What struck me right away about pitmaster Patrick Joubert at Jube’s Smokehouse, 1900 S. Edgewood Terrace, is how much respect he has for his fellow pitmasters.
“That Panther City BBQ — those boys are doing a good job over there,” he said last weekend.
“And Hurtado [in Arlington] — those folks are working hard over there,” he said. “We all pull together.”
Lately, some of the same craft barbecue folks have been praising Joubert, a pitmaster from a Louisiana family who opened Jube’s off Ramey Street in the Stop Six residential neighborhood.
Texas Monthly magazine’s “barbecue editor,” Daniel Vaughn, found his way to Jube’s and wrote about preacher-pitmaster Joubert and his smoked chicken stuffed with dirty rice (order a day in advance).
On Memorial Day, Joubert was open selling whole briskets and rib racks.
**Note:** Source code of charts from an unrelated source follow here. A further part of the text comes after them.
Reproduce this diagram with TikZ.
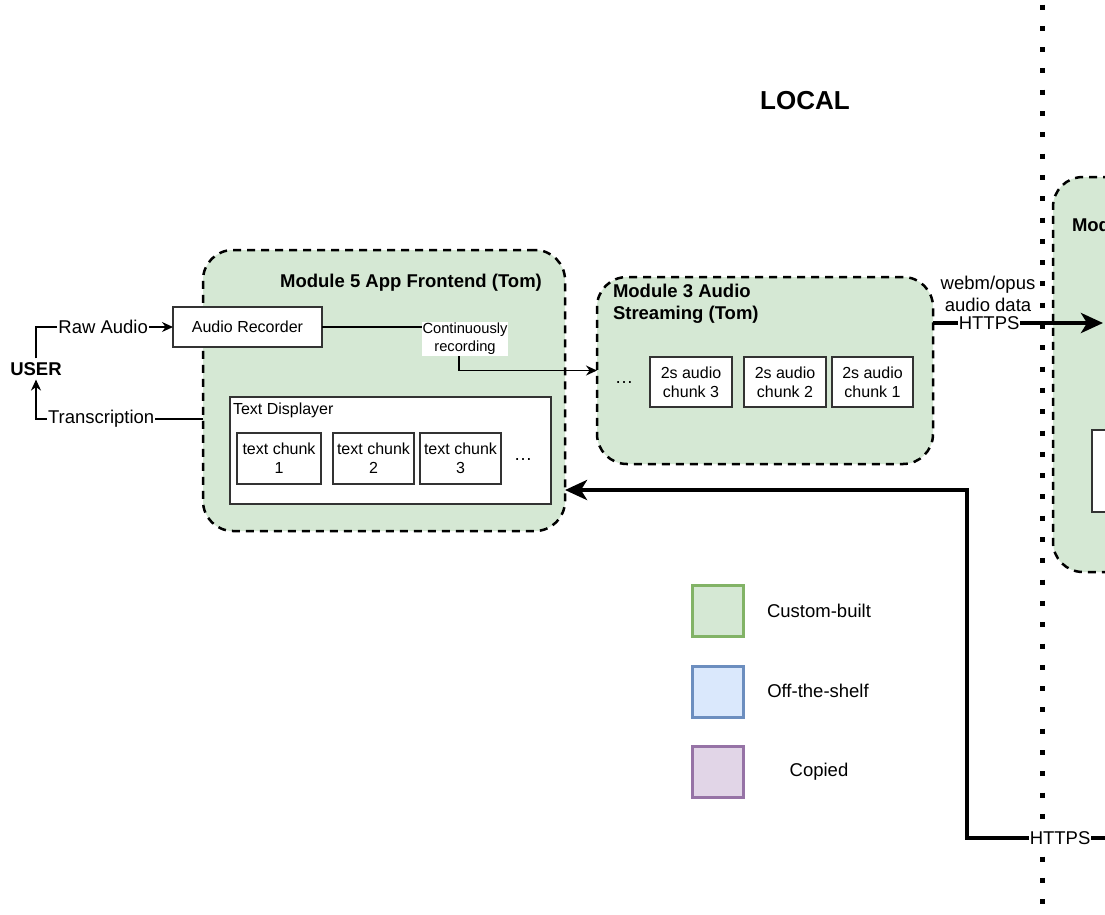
\documentclass[tikz,border=0pt]{standalone}
\usepackage{fontspec}
\setmainfont{Liberation Sans}
\usepackage{xcolor}
\usetikzlibrary{arrows.meta}

\definecolor{modgreen}{HTML}{D5E8D4}
\definecolor{customline}{HTML}{82B366}
\definecolor{shelffill}{HTML}{DAE8FC}
\definecolor{shelfline}{HTML}{6C8EBF}
\definecolor{copiedfill}{HTML}{E1D5E7}
\definecolor{copiedline}{HTML}{9673A6}

\begin{document}
\begin{tikzpicture}[x=1pt, y=-1pt,
    every node/.style={font=\fontsize{18.5}{22}\selectfont, inner sep=2pt, outer sep=0pt},
    module/.style={draw=black, fill=modgreen, line width=2.5pt, dash pattern=on 8pt off 6pt, rounded corners=30pt},
    modtitle/.style={font=\bfseries\fontsize{18.5}{22}\selectfont},
    box/.style={draw=black!80, fill=white, line width=1.2pt, font=\fontsize{16}{19}\selectfont, align=center},
    link/.style={line width=1.5pt, -{Stealth[length=11pt, width=10pt]}},
    bigarrow/.style={line width=4pt, -{Stealth[length=22pt, width=20pt, inset=6pt]}},
    swatch/.style={minimum size=54pt-\pgflinewidth, line width=3pt}]
    \useasboundingbox (0,0) rectangle (1105,914);
    \fill[white] (0,0) rectangle (1105,914);
    \clip (0,0) rectangle (1105,914);

    % Graphic area
    \node[font=\bfseries\fontsize{26}{30}\selectfont] (local) at (805,101) {LOCAL};
    \node[font=\bfseries\fontsize{18.5}{22}\selectfont, inner sep=4pt] (user) at (36,369) {USER};

    % Module 5
    \node[module, minimum width=362pt, minimum height=281pt] (frontend) at (384,390.5) {};
    \node[modtitle] (frontendtitle) at (411,283) {Module 5 App Frontend (Tom)};
    \node[box, minimum width=149pt, minimum height=40pt] (recorder) at (247.5,327) {Audio Recorder};
    \node[box, minimum width=321pt, minimum height=107pt] (displayer) at (390.5,450.5) {};
    \node[anchor=west, font=\fontsize{16}{19}\selectfont] (displayertitle) at (231,410) {Text Displayer};
    \node[box, minimum width=84pt, minimum height=51pt] (text1) at (279,458.5) {text chunk\\1};
    \node[box, minimum width=81pt, minimum height=51pt] (text2) at (373.5,458.5) {text chunk\\2};
    \node[box, minimum width=81pt, minimum height=51pt] (text3) at (460.5,458.5) {text chunk\\3};
    \node (textmore) at (523,459) {\ldots};

    % Module 3
    \node[module, minimum width=336pt, minimum height=187pt] (stream) at (765,370.5) {};
    \node[modtitle, anchor=north west, align=left] (streamtitle) at (611,282.5) {Module 3 Audio\\Streaming (Tom)};
    \node[box, minimum width=82pt, minimum height=50pt] (chunk3) at (691,382) {2s audio\\chunk 3};
    \node[box, minimum width=82pt, minimum height=50pt] (chunk2) at (785,382) {2s audio\\chunk 2};
    \node[box, minimum width=81pt, minimum height=50pt] (chunk1) at (872.5,382) {2s audio\\chunk 1};
    \node (chunkmore) at (624,383) {\ldots};

    % Server side
    \node[module, minimum width=200pt, minimum height=395pt] (server) at (1153,374.5) {};
    \node[modtitle, anchor=west] (servertitle) at (1070,225) {Module};
    \node[box, minimum width=100pt, minimum height=82pt] (serverbox) at (1142,471) {};

    % Separator
    \draw[line width=5pt, dash pattern=on 5pt off 16.3pt] (1042,4.5) -- (1042,914);

    % Connectors
    \draw[link] (user.north) |- (recorder.west)
        node[pos=0.745, fill=white, inner sep=1pt] (rawaudio) {Raw Audio};
    \coordinate (frontendport) at (203,419);
    \draw[link] (frontendport) -| (user.south)
        node[pos=0.305, fill=white, inner sep=1pt] (transcription) {Transcription};
    \coordinate (bend) at (459,370.5);
    \draw[link] (recorder.east) -| (bend) -- (stream.west);
    \node[fill=white, align=center, inner sep=1pt, font=\fontsize{14.7}{18}\selectfont] (recording) at (465,339) {Continuously\\recording};

    \coordinate (streamport) at (933,323);
    \coordinate (serverport) at (1103,323);
    \draw[bigarrow] (streamport) -- (serverport)
        node[pos=0.33, fill=white, inner sep=1pt] (https1) {HTTPS};
    \node[align=center] (payload) at (988,293.5) {webm/opus\\audio data};

    \coordinate (returnport) at (1108,838);
    \coordinate (frontendin) at (565,490);
    \draw[bigarrow] (returnport) -- node[pos=0.34, fill=white, inner sep=1pt] (https2) {HTTPS} (967,838) |- (frontendin);

    % Legend
    \node[swatch, draw=customline, fill=modgreen] (custom) at (717.5,611) {};
    \node (customlabel) at (819,611) {Custom-built};
    \node[swatch, draw=shelfline, fill=shelffill] (shelf) at (717.5,692) {};
    \node (shelflabel) at (818,691) {Off-the-shelf};
    \node[swatch, draw=copiedline, fill=copiedfill] (copied) at (717.5,772) {};
    \node (copiedlabel) at (819,772) {Copied};

\end{tikzpicture}
\end{document}
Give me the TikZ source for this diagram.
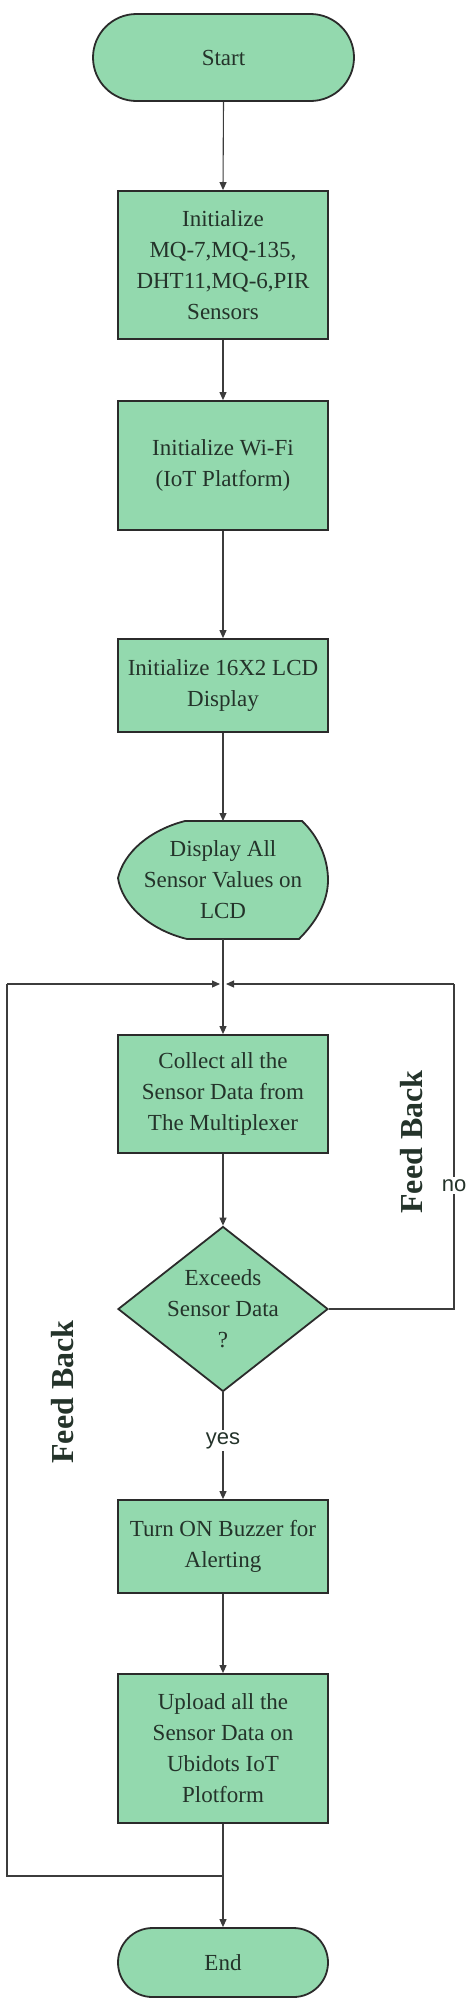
\documentclass[tikz,border=0pt]{standalone}
\usepackage{fontspec}
\setmainfont{Liberation Serif}
\newfontfamily\sansf{Liberation Sans}
\usetikzlibrary{arrows.meta,shapes.misc,shapes.geometric}
\definecolor{boxfill}{HTML}{93D9AE}
\definecolor{boxline}{HTML}{2B2B2B}
\definecolor{conn}{HTML}{3C3C3C}
\definecolor{txt}{HTML}{24332A}
\tikzset{
  every node/.style={text=txt},
  procbox/.style={rectangle, draw=boxline, line width=1.8pt, fill=boxfill, minimum width=210pt, align=center, inner sep=0pt, font=\fontsize{23}{31}\selectfont},
  termbox/.style={rounded rectangle, draw=boxline, line width=1.8pt, fill=boxfill, align=center, inner sep=0pt, font=\fontsize{23}{31}\selectfont},
  decbox/.style={diamond, draw=boxline, line width=1.8pt, fill=boxfill, inner sep=0pt, minimum width=210pt, minimum height=165pt},
  plaintext/.style={align=center, inner sep=0pt, font=\fontsize{23}{31}\selectfont},
  flow/.style={draw=conn, line width=1.1pt, -{Triangle[length=8pt,width=7pt]}},
  line/.style={draw=conn, line width=1.1pt},
  edgelabel/.style={fill=white, inner sep=2pt, font=\sansf\fontsize{22}{26}\selectfont},
  fbtext/.style={rotate=90, inner sep=0pt, font=\bfseries\fontsize{32}{36}\selectfont}
}
\begin{document}
\begin{tikzpicture}[x=1pt,y=-1pt]
\useasboundingbox (0,0) rectangle (472,2006);
% nodes
\node[termbox, minimum width=261pt, minimum height=87pt] (start) at (223.5,57.5) {Start};
\node[procbox, minimum height=148pt] (b1) at (223,265) {Initialize\\MQ-7,MQ-135,\\DHT11,MQ-6,PIR\\Sensors};
\node[procbox, minimum height=129pt] (b2) at (223,465.5) {Initialize Wi-Fi\\(IoT Platform)};
\node[procbox, minimum height=93pt] (b3) at (223,685.5) {Initialize 16X2 LCD\\Display};
% display shape
\path[draw=boxline, line width=1.8pt, fill=boxfill]
  (185,821) -- (302,821)
  .. controls (318,836) and (328,858) .. (328,880)
  .. controls (328,902) and (316,922) .. (299,939)
  -- (187,939)
  .. controls (150,930) and (122,905) .. (118,878)
  .. controls (124,852) and (150,830) .. (185,821) -- cycle;
\node[plaintext, minimum width=210pt, minimum height=118pt] (disp) at (223,880) {Display All\\Sensor Values on\\LCD};
\node[procbox, minimum height=118pt] (b4) at (223,1094) {Collect all the\\Sensor Data from\\The Multiplexer};
\node[decbox] (dec) at (223,1309) {};
\node[plaintext] (dectext) at (dec.center) {Exceeds\\Sensor Data\\?};
\node[procbox, minimum height=93pt] (b5) at (223,1546.5) {Turn ON Buzzer for\\Alerting};
\node[procbox, minimum height=149pt] (b6) at (223,1748.5) {Upload all the\\Sensor Data on\\Ubidots IoT\\Plotform};
\node[termbox, minimum width=210pt, minimum height=69pt] (end) at (223,1962.5) {End};
% coordinates
\coordinate (j) at (223,984);
\coordinate (jl) at (220,984);
\coordinate (jr) at (226,984);
\coordinate (rt) at (454,1309);
\coordinate (rb) at (454,984);
\coordinate (br) at (223,1876);
\coordinate (lb) at (7,1876);
\coordinate (lt) at (7,984);
% connectors
\draw[flow] (start.south) -- (b1.north);
\draw[flow] (b1.south) -- (b2.north);
\draw[flow] (b2.south) -- (b3.north);
\draw[flow] (b3.south) -- (223,821);
\draw[flow] (223,939) -- (b4.north);
\draw[flow] (b4.south) -- (dec.north);
\draw[flow] (dec.south) -- node[edgelabel, pos=0.45] (yes) {yes} (b5.north);
\draw[flow] (b5.south) -- (b6.north);
\draw[flow] (b6.south) -- (end.north);
\draw[line] (dec.east) -- (rt) -- node[edgelabel, pos=0.38] (no) {no} (rb);
\draw[flow] (rb) -- (jr);
\draw[line] (br) -- (lb) -- (lt);
\draw[flow] (lt) -- (jl);
% feedback labels
\node[fbtext] (fbl) at (63,1392) {Feed Back};
\node[fbtext] (fbr) at (412,1142) {Feed Back};
\end{tikzpicture}
\end{document}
A brisket plate was lean with an excellent smoke ring, not as fancy as at the new craft barbecue restaurants but a good value at $13.
Joubert’s social media posts are as much fun as his restaurant, promoting side dishes such as “distry doggone rice,” jambalaya, “po-tay-toe salad” and “set-mup” (7Up) cake.
The location was built in 1944 as a neighborhood grocery and operated in recent years mostly as Floyd’s BBQ. Jube’s took over a year ago.